Wednesday, August 31, 2011

EPA - California Environmental Justice Agreement Concerning Methyl Bromide Use

U.S. EPA has entering into an agreement with the California Department of Pesticide Regulation (CDPR) to resolve a civil rights complaint filed in 1999 under Title VI of the Civil Rights Act of 1964 (Title VI). Title VI prohibits intentional discrimination and discriminatory effects on the basis of race, color, and national origin by recipients of federal financial assistance. The complaint alleged that CDPR’s annual renewal of the registration of methyl bromide in 1999 discriminated against Latino school children based on the health impacts of this pesticide. The Office of Civil Rights’ analysis of pesticide use in California from 1995 to 2001, raised concerns that there was an unintentional adverse and disparate impact on Latino children resulting from the use of methyl bromide during that period. This concern was based on the high percentage of Latino children in schools near fields where methyl bromide was applied for the period from 1995-2001. EPA communicated its concerns to CDPR on April 22, 2011.

CDPR has agreed through this Agreement to expand on-going monitoring of methyl bromide air concentrations by adding a monitor at or near one of the Watsonville, CA area schools named in the original complaint.
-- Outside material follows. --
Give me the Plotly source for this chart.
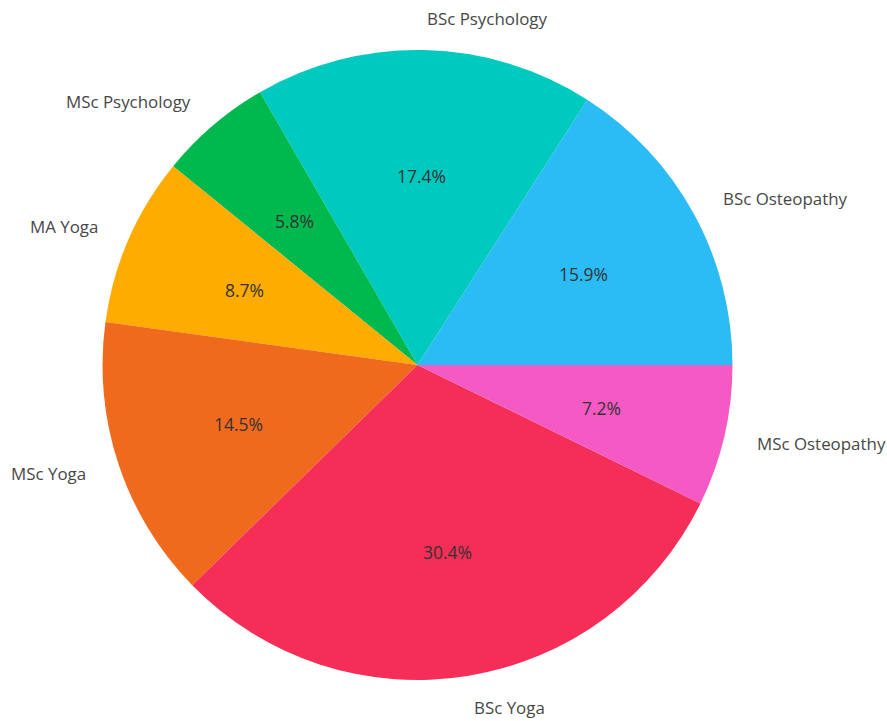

The purpose of the additional monitor is to confirm that there will be no recurrence of earlier conditions. CDPR will share the monitoring results with EPA and the public and will also increase its community outreach and education efforts to schools that are in high methyl bromide usage areas.

California is one of the few states with a program to evaluate and register pesticides for state use beyond national requirements. Since 2001, EPA and the State of California have implemented regulations that address methyl bromide exposure levels. In its 2009 Re-registration, EPA required additional mitigation measures for use of methyl bromide nationwide, including in California. In issuing the Amended Re-registration Eligibility Decision (RED) for methyl bromide in 2009, EPA determined under Federal Insecticide, Fungicide, and Rodenticide Act (FIFRA) and Food Quality Protection Act (FQPA) that there is a reasonable certainty of no harm from dietary and all other non-occupational exposures from methyl bromide in the general public when it is used in accordance with its labeling directions. To confirm the effectiveness of these mitigation measures and that exposure levels in communities remain below the Agency’s level of concern, EPA has required the manufacturers of methyl bromide to conduct ambient air monitoring studies in major use areas including California and Florida.